The works in this section about what we consume are anything but static. These artists illuminate, investigate, and illustrate the unquiet life of food.

Lisa Amundsen Giannini

My recent work reflects on moments from my first decade of adulthood. Our twenties are a chapter in which we have space to experiment and have not yet fully grasped our own mortality. As a millennial who turned 30 during the pandemic, I spent the final years of my twenties in lockdown. I began to face mortality in a real way, living in Brooklyn near a major hospital and hearing sirens blaring all day and night. I realized how short life is, and decided to move across the country with barely a goodbye.

Lisa Amundsen Giannini is a visual artist based in LA. Lisa’s art is informed by her dual training in graphic design and fine arts. Her work has always been autobiographical, stemming from an interest in the human condition, sources of life, and mortality.

Sarah Yuster

Armed with the tenet that small, ordinary truths often illuminate larger fields, I paint with an eye towards the tension and beauty that can occur when man, technology and the natural world convene at random points. These images – plain, familiar, observed from common angles, are my visually transposed moments of willed isolation and affection for an inherent sense of belonging.

We all share the common denominator of unadorned minutes – our minds idle or wander while we perform menial tasks or wait at a stoplight, eyes barely focusing on the immediately available. These peripheral sights, unremarkable subjects, are quiet, visible anchors to our environment, neighborhoods and each other. I care to paint them because they have the subdued strength of an emotional shorthand, like a glance between siblings in the presence of a parent.

Sarah Yuster paints urban landscapes and insightful portraits  Her work is in fine collections including the Smithsonian’s National Portrait Gallery and the National Air & Space Museum. She’s also a documentary filmmaker focusing on social issues.

Ilse Miller

I make detailed large scale still life paintings in acrylic. I started painting still lifes to investigate the tradition and reflect on the object and curation. I’m also interested in childhood, consumerism, and late stage capitalism. I invite the viewer to escape for a moment and enter my world. I am memorializing personal objects. By using the objects, I investigate the aesthetic value of objects.

I am a Chicago painter and MFA candidate at Illinois State University. I use the tradition of still life to investigate how inanimate objects inform identity. I am interested in finding meaning in the objects I surround myself with.

Kevin Flynn

The following photographs of fruits and vegetables are in the tradition of the classic still life with a nod to Victorian botanical drawing and a wink to California graphic fruit crate art (my “roots” in California go back five generations). The intent is to create an almost a planetary stillness by stripping perspective and scale while retaining the visual punch of the isolated subject.

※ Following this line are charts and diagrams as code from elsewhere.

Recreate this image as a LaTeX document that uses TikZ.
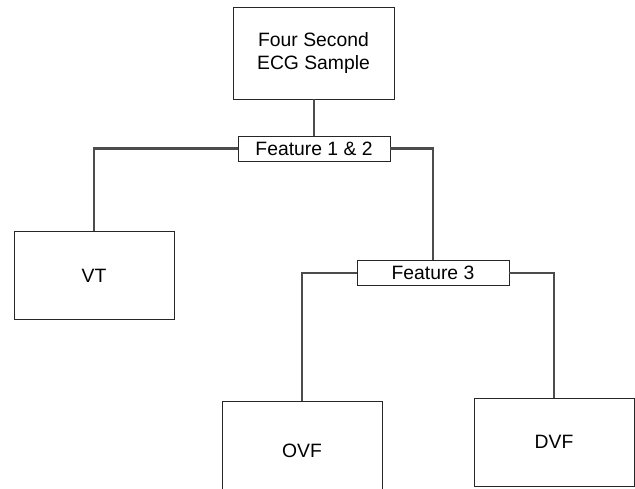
\documentclass[tikz,border=0pt]{standalone}
\usepackage{fontspec}
\setmainfont{Liberation Sans}
\usetikzlibrary{positioning}

\begin{document}
\begin{tikzpicture}[x=0.02cm,y=-0.02cm]
\tikzset{
  leafbox/.style={draw=black!85,line width=0.45pt,minimum width=3.2cm,minimum height=1.76cm,font=\fontsize{11}{13.5}\selectfont,align=center},
  testbox/.style={draw=black!85,line width=0.45pt,minimum width=3.04cm,minimum height=0.5cm,inner sep=1pt,font=\fontsize{11}{13}\selectfont},
  branch/.style={draw=black!70,line width=1.4pt}
}
\useasboundingbox (0,0) rectangle (635,488);
\clip (0,0) rectangle (635,488);
\node[leafbox,minimum width=3.22cm,minimum height=1.84cm] (n_top) at (313.5,53) {Four Second\\ECG Sample};
\node[testbox] (n_f12) at (314,148.5) {Feature 1 \& 2};
\node[leafbox] (n_vt) at (94,275.5) {VT};
\node[testbox] (n_f3) at (433,273) {Feature 3};
\node[leafbox,minimum height=2cm] (n_ovf) at (302,451) {OVF};
\node[leafbox] (n_dvf) at (554,442) {DVF};
\draw[branch] (n_f12.north |- n_top.south) -- (n_f12.north);
\draw[branch] (n_f12.west) -| (n_vt.north);
\draw[branch] (n_f12.east) -| (n_f3.north);
\draw[branch] (n_f3.west) -| (n_ovf.north);
\draw[branch] (n_f3.east) -| (n_dvf.north);
\end{tikzpicture}
\end{document}
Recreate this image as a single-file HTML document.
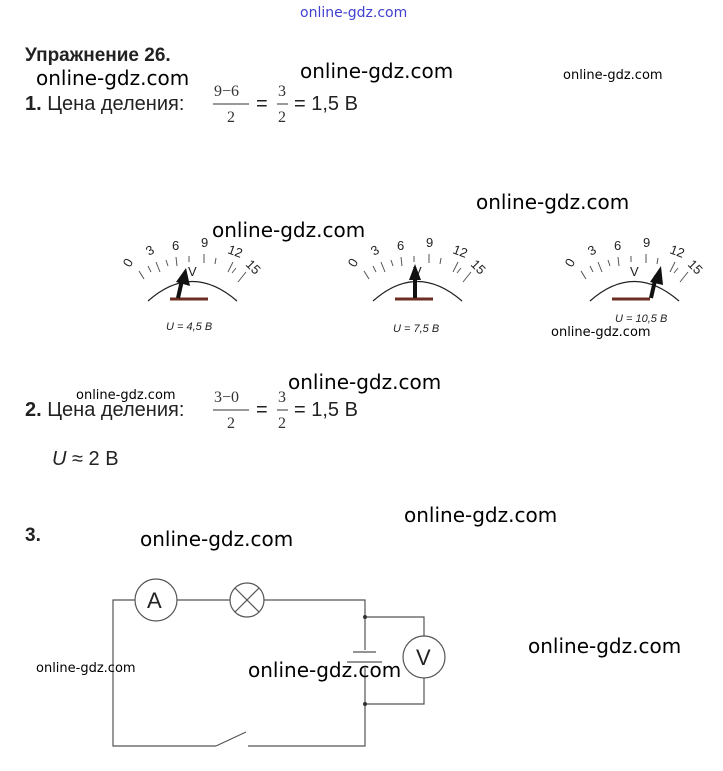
<!DOCTYPE html>
<html><head><meta charset="utf-8"><style>
body{margin:0;background:#fff}
svg{display:block}
.t{font-family:"Liberation Sans",sans-serif;fill:#222}
.w{font-family:"DejaVu Sans","Liberation Sans",sans-serif;fill:#000}
.f{font-family:"Liberation Serif",serif;fill:#333;font-size:16px}
</style></head><body>
<svg width="723" height="771" viewBox="0 0 723 771" xmlns="http://www.w3.org/2000/svg">
<defs>
<g id="scale">
<g class="t" font-size="13" fill="#222">
<text x="0" y="0" transform="translate(130,268) rotate(-60)">0</text>
<text x="0" y="0" transform="translate(149,256) rotate(-30)">3</text>
<text x="172" y="250">6</text>
<text x="201" y="247">9</text>
<text x="0" y="0" transform="translate(227,253) rotate(20)">12</text>
<text x="0" y="0" transform="translate(245,265) rotate(45)">15</text>
</g>
<g stroke="#555" stroke-width="1">
<line x1="139" y1="271" x2="144" y2="279"/><line x1="148" y1="266" x2="151" y2="272"/>
<line x1="156" y1="262" x2="160" y2="272"/><line x1="166" y1="260" x2="168" y2="266"/>
<line x1="176" y1="257" x2="177" y2="266"/><line x1="189" y1="256" x2="189" y2="262"/>
<line x1="204" y1="254" x2="204" y2="263"/><line x1="216" y1="258" x2="215" y2="264"/>
<line x1="233" y1="262" x2="228" y2="272"/><line x1="236" y1="268" x2="232" y2="273"/>
<line x1="246" y1="272" x2="238" y2="282"/>
</g>
<text class="t" x="188" y="276" font-size="13">V</text>
<path d="M148,301 Q192,262 237,301" fill="none" stroke="#222" stroke-width="1.2"/>
<line x1="170" y1="299" x2="208" y2="299" stroke="#6b2e20" stroke-width="3"/>
</g>
</defs>
<text class="w" x="300" y="17" font-size="14" style="fill:#4040d0">online-gdz.com</text>

<text class="t" x="25" y="61" font-size="19" font-weight="bold" style="fill:#222">Упражнение 26.</text>
<text class="w" x="36" y="85" font-size="20">online-gdz.com</text>
<text class="w" x="300" y="78" font-size="20">online-gdz.com</text>
<text class="w" x="563" y="79" font-size="13">online-gdz.com</text>
<text class="t" x="25" y="110" font-size="20"><tspan font-weight="bold">1.</tspan> Цена деления:</text>
<text class="f" x="214" y="96">9−6</text>
<line x1="213" y1="104" x2="249" y2="104" stroke="#333" stroke-width="1"/>
<text class="f" x="227" y="122">2</text>
<text class="t" x="256" y="110" font-size="20">=</text>
<text class="f" x="278" y="96">3</text>
<line x1="277" y1="104" x2="288" y2="104" stroke="#333"/>
<text class="f" x="278" y="122">2</text>
<text class="t" x="294" y="110" font-size="20">= 1,5 В</text>

<text class="w" x="476" y="209" font-size="20">online-gdz.com</text>
<text class="w" x="212" y="237" font-size="20">online-gdz.com</text>

<use href="#scale"/>
<line x1="178" y1="298" x2="183" y2="276" stroke="#111" stroke-width="4"/>
<polygon points="176,282 186,268 190,286" fill="#111"/>
<text class="t" x="166" y="330" font-size="11" font-style="italic">U = 4,5 В</text>

<g transform="translate(225,0)"><use href="#scale"/></g>
<line x1="415" y1="298" x2="415" y2="276" stroke="#111" stroke-width="4"/>
<polygon points="409,280 415,264 421,280" fill="#111"/>
<text class="t" x="393" y="332" font-size="11" font-style="italic">U = 7,5 В</text>

<g transform="translate(442,0)"><use href="#scale"/></g>
<line x1="651" y1="298" x2="656" y2="276" stroke="#111" stroke-width="4"/>
<polygon points="650,282 661,266 663,285" fill="#111"/>
<text class="t" x="615" y="322" font-size="11" font-style="italic">U = 10,5 В</text>
<text class="w" x="551" y="336" font-size="13">online-gdz.com</text>

<text class="w" x="288" y="389" font-size="20">online-gdz.com</text>
<text class="w" x="76" y="399" font-size="13">online-gdz.com</text>
<text class="t" x="25" y="416" font-size="20"><tspan font-weight="bold">2.</tspan> Цена деления:</text>
<text class="f" x="214" y="402">3−0</text>
<line x1="213" y1="410" x2="249" y2="410" stroke="#333"/>
<text class="f" x="227" y="428">2</text>
<text class="t" x="256" y="416" font-size="20">=</text>
<text class="f" x="278" y="402">3</text>
<line x1="277" y1="410" x2="288" y2="410" stroke="#333"/>
<text class="f" x="278" y="428">2</text>
<text class="t" x="294" y="416" font-size="20">= 1,5 В</text>
<text class="t" x="52" y="465" font-size="20"><tspan font-style="italic">U</tspan> ≈ 2 В</text>

<text class="w" x="404" y="522" font-size="20">online-gdz.com</text>
<text class="t" x="25" y="541" font-size="19" font-weight="bold">3.</text>
<text class="w" x="140" y="546" font-size="20">online-gdz.com</text>

<g fill="none" stroke="#555" stroke-width="1.2">
<polyline points="135,600 113,600 113,746 216,746"/>
<line x1="216" y1="746" x2="246" y2="732"/>
<polyline points="248,746 365,746 365,668"/>
<polyline points="365,650 365,600 264,600"/>
<line x1="177" y1="600" x2="230" y2="600"/>
<circle cx="156" cy="600" r="21"/>
<circle cx="247" cy="600" r="17"/>
<line x1="235" y1="588" x2="259" y2="612"/><line x1="259" y1="588" x2="235" y2="612"/>
<line x1="353" y1="652" x2="376" y2="652"/>
<line x1="347" y1="662" x2="382" y2="662"/>
<polyline points="365,617 424,617 424,636"/>
<polyline points="365,704 424,704 424,678"/>
<circle cx="424" cy="657" r="21"/>
</g>
<circle cx="365" cy="617" r="2" fill="#333"/><circle cx="365" cy="704" r="2" fill="#333"/>
<text class="t" x="147" y="608" font-size="22">A</text>
<text class="t" x="416" y="665" font-size="22">V</text>
<text class="w" x="528" y="653" font-size="20">online-gdz.com</text>
<text class="w" x="36" y="672" font-size="13">online-gdz.com</text>
<text class="w" x="248" y="677" font-size="20">online-gdz.com</text>
</svg>
</body></html>
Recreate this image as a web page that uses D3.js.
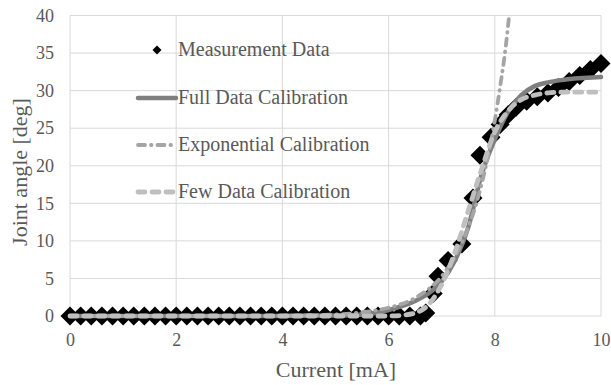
<!DOCTYPE html>
<html><head><meta charset="utf-8">
<script src="https://cdn.jsdelivr.net/npm/d3@7"></script>
<style>body{margin:0;background:#fff}svg{display:block}text{font-family:"Liberation Serif","Times New Roman",serif;fill:#595959}</style>
</head><body>
<svg id="c" width="611" height="385"></svg>
<script>
// ---- data ----
const measX = [0,0.2,0.4,0.6,0.8,1.0,1.2,1.4,1.6,1.8,2.0,2.2,2.4,2.6,2.8,3.0,3.2,3.4,3.6,3.8,4.0,4.2,4.4,4.6,4.8,5.0,5.2,5.4,5.6,5.8,6.0,6.2,6.4,6.6,6.7,6.84,6.93,7.12,7.38,7.59,7.72,7.93,8.1,8.25,8.4,8.6,8.8,9.0,9.2,9.4,9.6,9.8,10.0];
const measY = [0,0,0,0,0,0,0,0,0,0,0,0,0,0,0,0,0,0,0,0,0,0,0,0,0,0,0,0,0,0,0,0,0,0,0.4,3.0,5.3,7.4,9.6,15.7,21.4,23.8,25.5,26.8,27.8,28.6,29.2,29.7,30.4,31.2,32.0,32.8,33.6];

const fullX = [0,1,2,3,4,5,5.5,5.75,6.0,6.25,6.5,6.75,7.0,7.25,7.5,7.75,8.0,8.25,8.5,8.75,9.0,9.25,9.5,9.75,10];
const fullY = [0,0,0,0,0,0.05,0.2,0.4,0.8,1.3,2.0,3.0,4.6,7.4,11.8,18.8,23.5,27.2,29.4,30.6,31.1,31.4,31.6,31.7,31.8];

const expoX = [0,1,2,3,4,5,5.5,6.0,6.5,7.0,7.25,7.5,7.75,8.0,8.1,8.2,8.27];
const expoY = [0,0,0,0.01,0.05,0.2,0.5,1.1,2.4,5.3,7.9,11.8,17.5,26,30.5,35.5,40];

const fewX = [0,1,2,3,4,5,6.0,6.25,6.5,6.75,7.0,7.25,7.5,7.75,8.0,8.25,8.5,8.75,9.0,9.25,9.5,9.75,10];
const fewY = [0,0,0,0,0,0,0,0.1,0.4,1.5,4.2,8.5,14,19.5,24.5,27.3,28.8,29.4,29.7,29.8,29.8,29.8,29.8];

const xTicks = [0,2,4,6,8,10];
const yTicks = [0,5,10,15,20,25,30,35,40];
const legendLabels = ["Measurement Data","Full Data Calibration","Exponential Calibration","Few Data Calibration"];

// ---- chart ----
const svg = d3.select("#c");
const x = d3.scaleLinear().domain([0,10]).range([70,601]);
const y = d3.scaleLinear().domain([0,40]).range([316,15.5]);

// gridlines
svg.append("g").selectAll("line.h").data(yTicks).join("line")
  .attr("x1",x(0)).attr("x2",x(10)).attr("y1",d=>y(d)).attr("y2",d=>y(d))
  .attr("stroke","#d9d9d9").attr("stroke-width",1);
svg.append("g").selectAll("line.v").data(xTicks).join("line")
  .attr("x1",d=>x(d)).attr("x2",d=>x(d)).attr("y1",y(0)).attr("y2",y(40))
  .attr("stroke","#d9d9d9").attr("stroke-width",1);

// axes (labels only)
const xAxis = d3.axisBottom(x).tickValues(xTicks).tickSize(0).tickPadding(0);
const gx = svg.append("g").attr("transform",`translate(0,${y(0)})`).call(xAxis);
gx.select(".domain").remove();
gx.selectAll("text").attr("y",24).attr("dy","0.32em").attr("font-size",18)
  .attr("font-family","Liberation Serif").attr("fill","#595959");
const yAxis = d3.axisLeft(y).tickValues(yTicks).tickSize(0).tickPadding(0);
const gy = svg.append("g").attr("transform",`translate(${x(0)},0)`).call(yAxis);
gy.select(".domain").remove();
gy.selectAll("text").attr("x",-16).attr("font-size",18)
  .attr("font-family","Liberation Serif").attr("fill","#595959");

// titles
svg.append("text").attr("x",336).attr("y",377).attr("text-anchor","middle").attr("font-size",22).text("Current [mA]");
svg.append("text").attr("transform","translate(27,172) rotate(-90)").attr("text-anchor","middle").attr("font-size",22).text("Joint angle [deg]");

// measurement diamonds
const diamond = (s)=>`M0,${-s}L${s},0L0,${s}L${-s},0Z`;
svg.append("g").selectAll("path").data(measX.map((v,i)=>[v,measY[i]])).join("path")
  .attr("d",diamond(9.5)).attr("transform",d=>`translate(${x(d[0])},${y(d[1])})`).attr("fill","#000");

const line = d3.line().x(d=>x(d[0])).y(d=>y(d[1])).curve(d3.curveMonotoneX);
const styles = [
  {xs:fullX, ys:fullY, color:"#7f7f7f", w:4.5, dash:null},
  {xs:expoX, ys:expoY, color:"#a5a5a5", w:3.8, dash:"7,6,0.5,6"},
  {xs:fewX, ys:fewY, color:"#bfbfbf", w:4.8, dash:"7,7"}
];
styles.forEach(s=>{
  svg.append("path").datum(s.xs.map((v,i)=>[v,s.ys[i]])).attr("d",line)
    .attr("fill","none").attr("stroke",s.color).attr("stroke-width",s.w)
    .attr("stroke-linecap","round").attr("stroke-linejoin","round")
    .attr("stroke-dasharray",s.dash);
});

// legend
const lg = svg.append("g");
const ly = [50,98,145,192];
lg.append("path").attr("d",diamond(4.5)).attr("transform",`translate(157,${ly[0]})`).attr("fill","#000");
styles.forEach((s,i)=>{
  lg.append("line").attr("x1",138).attr("x2",176).attr("y1",ly[i+1]).attr("y2",ly[i+1])
    .attr("stroke",s.color).attr("stroke-width",s.w).attr("stroke-linecap","round").attr("stroke-dasharray",s.dash);
});
legendLabels.forEach((t,i)=>{
  lg.append("text").attr("x",178).attr("y",ly[i]).attr("dy","0.32em").attr("font-size",20).text(t);
});
</script>
</body></html>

There is also the subtext of documenting the cross border and inter-continental trade of foodstuffs that adorn our tables.

I am a non-commercial photographer and visual artist living in Oakland, California. I obtained the Bachelor of Arts Degree in Photography from the Aesthetic Studies Program at the University of California, Santa Cruz, with Honors in the Major.

Susan Kaprov

FROM THE GARDEN OF ALTERED DELIGHTS

For most Americans, the heated controversy over genetically modified foods is distant and mystifying. Science tells us that through genetic engineering, we can harness nature’s genetic code to create nutritious new species from common fruits and vegetables. The question is accomplishing this safely.

Using digital technology, the composite images ‘FROM THE GARDEN OF ALTERED DELIGHTS, envision genetically engineered foods that, although imaginary could conceivably be developed by the major agricultural biotech corporations. 

This is both frightening and seductive. These companies claim, often without proof, to be leading a new agricultural revolution with crops modified to survive frost, drought, pests, flood, fire and plague. However, their long-term safety and nutritional value remain unknown.

The challenge is expressing this conflict using art as an investigative tool. The futuristic images from this series are colorful, stark, even humorous emerging from a dark, penetrating black background. 

Born in NYC; BS Biology City Univ. NY 1989; Dartmouth College fine arts 1990-2. Coll: MoMA NY; Metropolitan Museum NY; Museum Boijmans-van Beuningen; Corcoran Art Gallery; Yale Univ. Art Gallery; Santa Barbara Museum; Whitney Museum NY.